I bring in the concept of caring for others because it is also an integral part of ginhawa. A distinct aspect of ginhawa, as opposed to subjective well-being, is that the Filipino’s sense of ginhawa also hinges upon the ginhawa of their group or community. If our family is well, we are also well. If our neighborhood is thriving, we are also thriving. If our country is prospering, we are also prospering. Ginhawa goes beyond mere self-care or individual well-being. Ginhawa requires collective well-being as well. The pain of others becomes our pain. Our own sense of ginhawa is incomplete if others are suffering.
How would mental health policies and interventions centered on ginhawa look?

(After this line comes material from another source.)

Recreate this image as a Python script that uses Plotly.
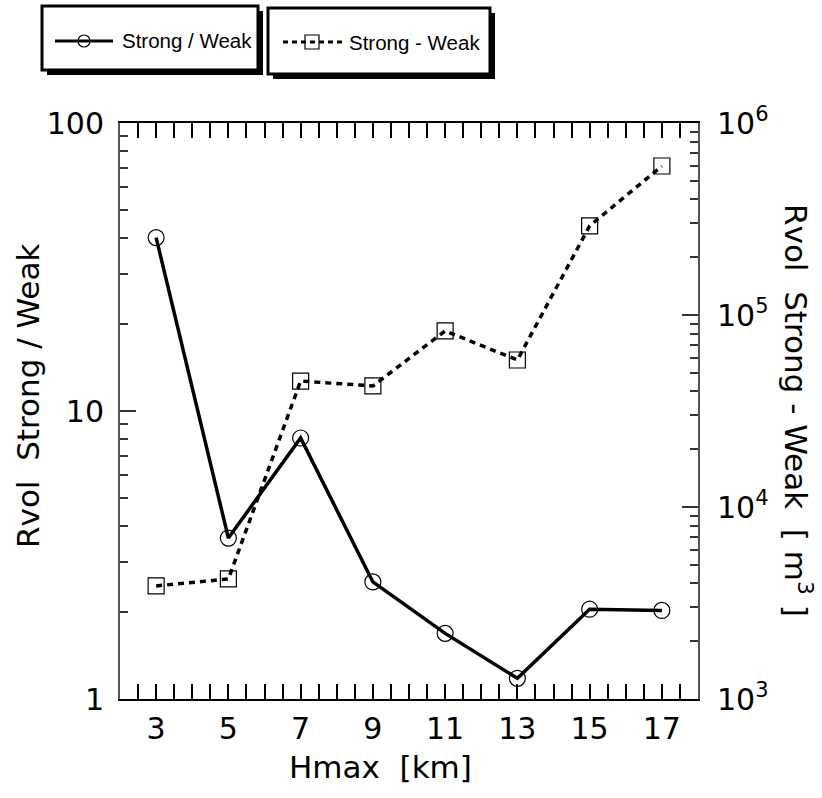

We must first recognize that individual interventions are not enough. As mental health providers, we need to care about what our clients care about. This may be their family, their standing in the community, the plight of their people, or even their concerns about global events like climate change and political unrest. We must understand how far their sense of ginhawa reaches. This gives us a scope of challenges that must be addressed.
You can imagine that this is a radical departure from focusing solely on individual symptoms and ailments. Kapwa psychology makes this all understandable. Kapwa is a central indigenous value in Sikolohiyang Pilipino, loosely translated as “shared being.” Through the lens of kapwa, we can easily see that the client’s sense of being is shared with their family and community. Thus, our client’s well-being is very much rooted in the well-being of their family and community. And so, we find ourselves from time to time in situations where clients themselves seem to be doing okay, and yet they are languishing. They have a sense of heaviness and unease that they can’t make sense of. If we take a step back and see our client, not in isolation, but as connected to others, we are much more likely to see the root of their suffering. When we see our clients’ suffering as connected to the suffering of their loved ones, we see with clarity what we must do: we need to solve collective suffering to solve individual suffering.
As such, mental health rooted in ginhawa puts collective action and community interventions front and center. The fight against corruption, for instance, is a mental health intervention. Advocating and pursuing solutions toward food security, including combating food inflation, is an important mental health policy. Finding long-term solutions to climate change is a mental health priority.
Ginhawa is not necessarily a life without any hardship or adversity; one can experience ginhawa in the face of problems. There is an aspect of ginhawa, however, that pertains to freedom. When we feel stuck in our problems, that is not ginhawa. When we feel that we are free to choose the best solution for ourselves, then ginhawa is possible. Political actions that protect and increase our freedoms, then, are also mental health interventions.
Global definitions of mental health all ultimately point to one’s capacity to live one’s best life. This subsumes the capacity to love and care for oneself, the capacity to maintain fulfilling relationships with others, the capacity to feel productive, and the capacity to contribute to society. A ginhawa perspective shows us that these are not separate components but are deeply interconnected ones.
Providing ginhawa is not limited to individual interventions like therapy or medication. Nor is it limited to skills-building and other group interventions. It requires an understanding of the holistic self—physical, mental, relational, spiritual—as well as an understanding of their kapwa, their sharedness of being with others. When we take the time and effort to understand Filipinos in this way, only then can we come up with innovations in mental health that truly work for us.